▶ [What you have to do]
Start at the line containing "Generate a LaTeX", stop at the line containing "(0,0) rectangle (646,802);", and please reproduce every line in between, both ends included, without pictures.

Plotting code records
════════════════════
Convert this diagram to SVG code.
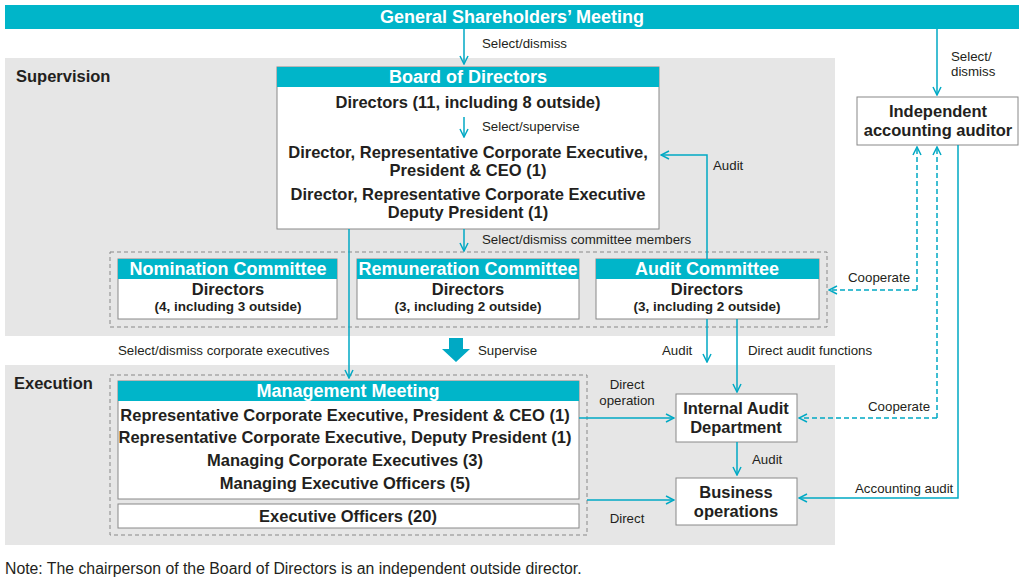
<svg xmlns="http://www.w3.org/2000/svg" width="1024" height="584" viewBox="0 0 1024 584">
<defs>
<marker id="ah" markerWidth="10" markerHeight="10" refX="9" refY="5" orient="auto" markerUnits="userSpaceOnUse"><path d="M1,1 L9,5 L1,9" fill="none" stroke="#00a9c4" stroke-width="1.5"/></marker>
<style>
text{font-family:"Liberation Sans",Arial,sans-serif;fill:#231f20}
.b{font-weight:bold;font-size:16.5px}
.h{font-weight:bold;font-size:18px;fill:#fff}
.s{font-size:13.3px}
.sb{font-size:13.5px;font-weight:bold}
.hd{fill:#00b5c9}
.bx{fill:#fff;stroke:#888;stroke-width:1}
.ln{fill:none;stroke:#00a9c4;stroke-width:1.5}
.ds{fill:none;stroke:#00a9c4;stroke-width:1.5;stroke-dasharray:5,3}
.gd{fill:none;stroke:#888;stroke-width:1;stroke-dasharray:4,3}
</style>
</defs>
<rect width="1024" height="584" fill="#fff"/>
<rect x="5" y="58" width="830" height="278" fill="#e6e6e6"/>
<rect x="5" y="365" width="830" height="180" fill="#e6e6e6"/>
<text x="16" y="82" class="b">Supervision</text>
<text x="14" y="389" class="b">Execution</text>
<g id="gsm"><rect x="5" y="5" width="1014" height="24" class="hd"/><text x="512" y="23" class="h" text-anchor="middle">General Shareholders’ Meeting</text></g>
<g id="board"><rect x="277" y="67" width="382" height="162" class="bx"/><rect x="277" y="67" width="382" height="20" class="hd"/><text x="468" y="83" class="h" text-anchor="middle">Board of Directors</text>
<g text-anchor="middle"><text x="468" y="108" class="b">Directors (11, including 8 outside)</text>
<text x="468" y="158" class="b">Director, Representative Corporate Executive,</text><text x="468" y="176" class="b">President &amp; CEO (1)</text>
<text x="468" y="200" class="b">Director, Representative Corporate Executive</text><text x="468" y="218" class="b">Deputy President (1)</text></g></g>
<rect x="110" y="252" width="717" height="75" class="gd"/>
<g id="nom"><rect x="118" y="259" width="219" height="60" class="bx"/><rect x="118" y="259" width="219" height="20" class="hd"/><text x="228" y="275" class="h" text-anchor="middle">Nomination Committee</text><text x="228" y="295" class="b" text-anchor="middle">Directors</text><text x="228" y="311" class="sb" text-anchor="middle">(4, including 3 outside)</text></g>
<g id="rem"><rect x="357" y="259" width="222" height="60" class="bx"/><rect x="357" y="259" width="222" height="20" class="hd"/><text x="468" y="275" class="h" text-anchor="middle">Remuneration Committee</text><text x="468" y="295" class="b" text-anchor="middle">Directors</text><text x="468" y="311" class="sb" text-anchor="middle">(3, including 2 outside)</text></g>
<g id="aud"><rect x="596" y="259" width="223" height="60" class="bx"/><rect x="596" y="259" width="223" height="20" class="hd"/><text x="707" y="275" class="h" text-anchor="middle">Audit Committee</text><text x="707" y="295" class="b" text-anchor="middle">Directors</text><text x="707" y="311" class="sb" text-anchor="middle">(3, including 2 outside)</text></g>
<g id="iaa"><rect x="857" y="97" width="161" height="48" class="bx"/><text x="938" y="117" class="b" text-anchor="middle">Independent</text><text x="938" y="136" class="b" text-anchor="middle">accounting auditor</text></g>
<rect x="110" y="375" width="477" height="160" class="gd"/>
<g id="mm"><rect x="118" y="381" width="461" height="118" class="bx"/><rect x="118" y="381" width="461" height="20" class="hd"/><text x="348" y="397" class="h" text-anchor="middle">Management Meeting</text>
<g text-anchor="middle"><text x="345" y="421" class="b">Representative Corporate Executive, President &amp; CEO (1)</text><text x="345" y="443" class="b">Representative Corporate Executive, Deputy President (1)</text><text x="345" y="466" class="b">Managing Corporate Executives (3)</text><text x="345" y="489" class="b">Managing Executive Officers (5)</text></g></g>
<g id="eo"><rect x="118" y="504" width="461" height="24" class="bx"/><text x="348" y="522" class="b" text-anchor="middle">Executive Officers (20)</text></g>
<g id="iad"><rect x="676" y="394" width="121" height="48" class="bx"/><text x="736" y="414" class="b" text-anchor="middle">Internal Audit</text><text x="736" y="433" class="b" text-anchor="middle">Department</text></g>
<g id="bo"><rect x="676" y="478" width="121" height="47" class="bx"/><text x="736" y="498" class="b" text-anchor="middle">Business</text><text x="736" y="517" class="b" text-anchor="middle">operations</text></g>
<g id="connectors">
<path d="M464,29 V64" class="ln" marker-end="url(#ah)"/>
<path d="M464,117 V137" class="ln" marker-end="url(#ah)"/>
<path d="M464,229 V251" class="ln" marker-end="url(#ah)"/>
<path d="M937,29 V95" class="ln" marker-end="url(#ah)"/>
<path d="M707,259 V155 H661" class="ln" marker-end="url(#ah)"/>
<path d="M349,229 V378" class="ln" marker-end="url(#ah)"/>
<path d="M707,319 V362" class="ln" marker-end="url(#ah)"/>
<path d="M737,319 V392" class="ln" marker-end="url(#ah)"/>
<path d="M737,442 V475" class="ln" marker-end="url(#ah)"/>
<path d="M579,418 H674" class="ln" marker-end="url(#ah)"/>
<path d="M587,500 H674" class="ln" marker-end="url(#ah)"/>
<path d="M958,145 V498 H799" class="ln" marker-end="url(#ah)"/>
<path d="M917,290 H829" class="ds" marker-end="url(#ah)"/><path d="M917,290 V147" class="ds" marker-end="url(#ah)"/>
<path d="M937,418 H799" class="ds" marker-end="url(#ah)"/><path d="M937,418 V147" class="ds" marker-end="url(#ah)"/>
<path d="M449,338 H463 V349 H470 L456,362 L442,349 H449 Z" fill="#00a9c4"/>
</g>
<g>
<text x="482" y="48" class="s">Select/dismiss</text>
<text x="482" y="131" class="s">Select/supervise</text>
<text x="482" y="244" class="s">Select/dismiss committee members</text>
<text x="713" y="170" class="s">Audit</text>
<text x="951" y="61" class="s">Select/</text><text x="951" y="76" class="s">dismiss</text>
<text x="848" y="282" class="s">Cooperate</text>
<text x="868" y="411" class="s">Cooperate</text>
<text x="855" y="493" class="s">Accounting audit</text>
<text x="118" y="355" class="s">Select/dismiss corporate executives</text>
<text x="478" y="355" class="s">Supervise</text>
<text x="662" y="355" class="s">Audit</text>
<text x="748" y="355" class="s">Direct audit functions</text>
<text x="752" y="464" class="s">Audit</text>
<text x="627" y="389" class="s" text-anchor="middle">Direct</text><text x="627" y="405" class="s" text-anchor="middle">operation</text>
<text x="627" y="523" class="s" text-anchor="middle">Direct</text>
</g>
<text x="5" y="574" style="font-size:15.8px">Note: The chairperson of the Board of Directors is an independent outside director.</text>
</svg>
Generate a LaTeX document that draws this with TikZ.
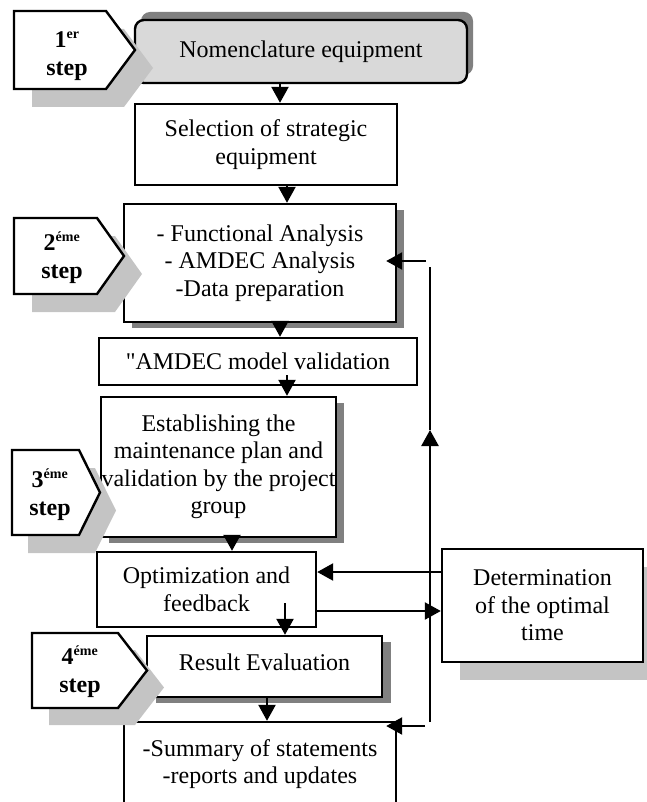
\documentclass[tikz,border=0pt]{standalone}
\usepackage{fontspec}
\setmainfont{Liberation Serif}[Ligatures=TeXOff]
\usetikzlibrary{arrows.meta,shadows,calc}
\definecolor{shdark}{HTML}{808080}
\definecolor{shlight}{HTML}{C4C4C4}
\definecolor{nomfill}{HTML}{D9D9D9}
\begin{document}
\begin{tikzpicture}[x=1pt,y=-1pt,
  box/.style={draw, line width=2.4pt, fill=white, inner sep=0pt, align=center,
    font=\fontsize{24}{27.5}\selectfont},
  arr/.style={line width=2.4pt, -{Triangle[length=16pt,width=17pt]}},
  ln/.style={line width=2.4pt},
  darksh/.style={drop shadow={shadow xshift=8pt, shadow yshift=-6pt, fill=shdark, opacity=1}},
  steptext/.style={font=\bfseries\fontsize{24}{28}\selectfont, align=center, inner sep=0pt},
  pent/.style={draw, line width=2.4pt, fill=white, line join=miter},
  pentsh/.style={fill=shlight}]

\useasboundingbox (0,0) rectangle (646,802);

% boxes
\node[box, fill=nomfill, rounded corners=9pt, minimum width=332pt, minimum height=63pt,
  drop shadow={shadow xshift=6pt, shadow yshift=8pt, fill=shdark, opacity=1}]
  (nomen) at (301,51.5) {Nomenclature equipment};
\node[box, minimum width=262pt, minimum height=81pt] (sel) at (266,144.5)
  {Selection of strategic\\equipment};
\node[box, darksh, minimum width=272pt, minimum height=118pt] (func) at (260,263)
  {- Functional Analysis\\- AMDEC Analysis\\-Data preparation};
\node[box, minimum width=318pt, minimum height=47pt] (valid) at (258,361.5)
  {"AMDEC model validation};
\node[box, darksh, minimum width=235pt, minimum height=140pt] (estab) at (218.5,467)
  {Establishing the\\maintenance plan and\\validation by the project\\group};
\node[box, minimum width=219pt, minimum height=75pt] (optim) at (206.5,589.5)
  {Optimization and\\feedback};
\node[box, minimum width=201pt, minimum height=113pt,
  drop shadow={shadow xshift=18pt, shadow yshift=-18pt, fill=shlight, opacity=1}]
  (determ) at (542.5,605.5) {Determination\\of the optimal\\time};
\node[box, drop shadow={shadow xshift=9pt, shadow yshift=-6pt, fill=shdark, opacity=1},
  minimum width=235pt, minimum height=61pt] (result) at (264.5,666.5)
  {\raisebox{8pt}{Result Evaluation}};
\node[box, minimum width=272pt, minimum height=84pt] (summary) at (260,764)
  {-Summary of statements\\-reports and updates};

% step pentagons: shadows
\path[pentsh, shift={(18,18)}] (14,11) -- (106,11) -- (135,50) -- (106,89) -- (14,89) -- cycle;
\path[pentsh, shift={(18,18)}] (14,218) -- (97,218) -- (124,256) -- (97,294) -- (14,294) -- cycle;
\path[pentsh, shift={(16,18)}] (12,450) -- (79,450) -- (100,492.5) -- (79,535) -- (12,535) -- cycle;
\path[pentsh, shift={(17,17)}] (32,633) -- (118,633) -- (147,670.5) -- (118,708) -- (32,708) -- cycle;
% step pentagons
\path[pent] (14,11) -- (106,11) -- (135,50) -- (106,89) -- (14,89) -- cycle;
\path[pent] (14,218) -- (97,218) -- (124,256) -- (97,294) -- (14,294) -- cycle;
\path[pent] (12,450) -- (79,450) -- (100,492.5) -- (79,535) -- (12,535) -- cycle;
\path[pent] (32,633) -- (118,633) -- (147,670.5) -- (118,708) -- (32,708) -- cycle;

\node[steptext] (s1) at (67,56) {1\textsuperscript{\fontsize{14}{14}\selectfont er}\\step};
\node[steptext] (s2) at (62,258) {2\textsuperscript{\fontsize{14}{14}\selectfont éme}\\step};
\node[steptext] (s3) at (50,495) {3\textsuperscript{\fontsize{14}{14}\selectfont éme}\\step};
\node[steptext] (s4) at (80,672) {4\textsuperscript{\fontsize{14}{14}\selectfont éme}\\step};

% connectors
\coordinate (c1) at (280,0);
\coordinate (c2) at (287,0);
\coordinate (c4) at (287,375);
\coordinate (c5) at (232,0);
\coordinate (c6) at (285,603);
\coordinate (c7) at (267,0);
\draw[arr] (nomen.south -| c1) -- (sel.north -| c1);
\draw[arr] (sel.south -| c2) -- (func.north -| c2);
\draw[arr] (func.south -| c1) -- (valid.north -| c1);
\draw[arr] (c4) -- (estab.north -| c4);
\draw[arr] (estab.south -| c5) -- (optim.north -| c5);
\draw[arr] (c6) -- (result.north -| c6);
\draw[arr] (result.south -| c7) -- (summary.north -| c7);

\coordinate (r1) at (0,572);
\coordinate (r2) at (0,611);
\draw[arr] (determ.west |- r1) -- (optim.east |- r1);
\draw[arr] (optim.east |- r2) -- (determ.west |- r2);

\coordinate (fbot) at (430,722);
\coordinate (fmid) at (430,430);
\coordinate (ftop) at (430,267);
\draw[arr] (fbot) -- (fmid);
\draw[ln] (fmid) -- (ftop);
\coordinate (ftopin) at (426,261);
\draw[arr] (ftopin) -- ($(func.east |- ftopin)+(-11,0)$);
\coordinate (fbotin) at (425,726);
\draw[arr] (fbotin) -- ($(summary.east |- fbotin)+(-11,0)$);
\end{tikzpicture}
\end{document}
════════════════════
▶ [Expected output]
Generate a LaTeX document that draws this with TikZ.
\documentclass[tikz,border=0pt]{standalone}
\usepackage{fontspec}
\setmainfont{Liberation Serif}[Ligatures=TeXOff]
\usetikzlibrary{arrows.meta,shadows,calc}
\definecolor{shdark}{HTML}{808080}
\definecolor{shlight}{HTML}{C4C4C4}
\definecolor{nomfill}{HTML}{D9D9D9}
\begin{document}
\begin{tikzpicture}[x=1pt,y=-1pt,
  box/.style={draw, line width=2.4pt, fill=white, inner sep=0pt, align=center,
    font=\fontsize{24}{27.5}\selectfont},
  arr/.style={line width=2.4pt, -{Triangle[length=16pt,width=17pt]}},
  ln/.style={line width=2.4pt},
  darksh/.style={drop shadow={shadow xshift=8pt, shadow yshift=-6pt, fill=shdark, opacity=1}},
  steptext/.style={font=\bfseries\fontsize{24}{28}\selectfont, align=center, inner sep=0pt},
  pent/.style={draw, line width=2.4pt, fill=white, line join=miter},
  pentsh/.style={fill=shlight}]

\useasboundingbox (0,0) rectangle (646,802);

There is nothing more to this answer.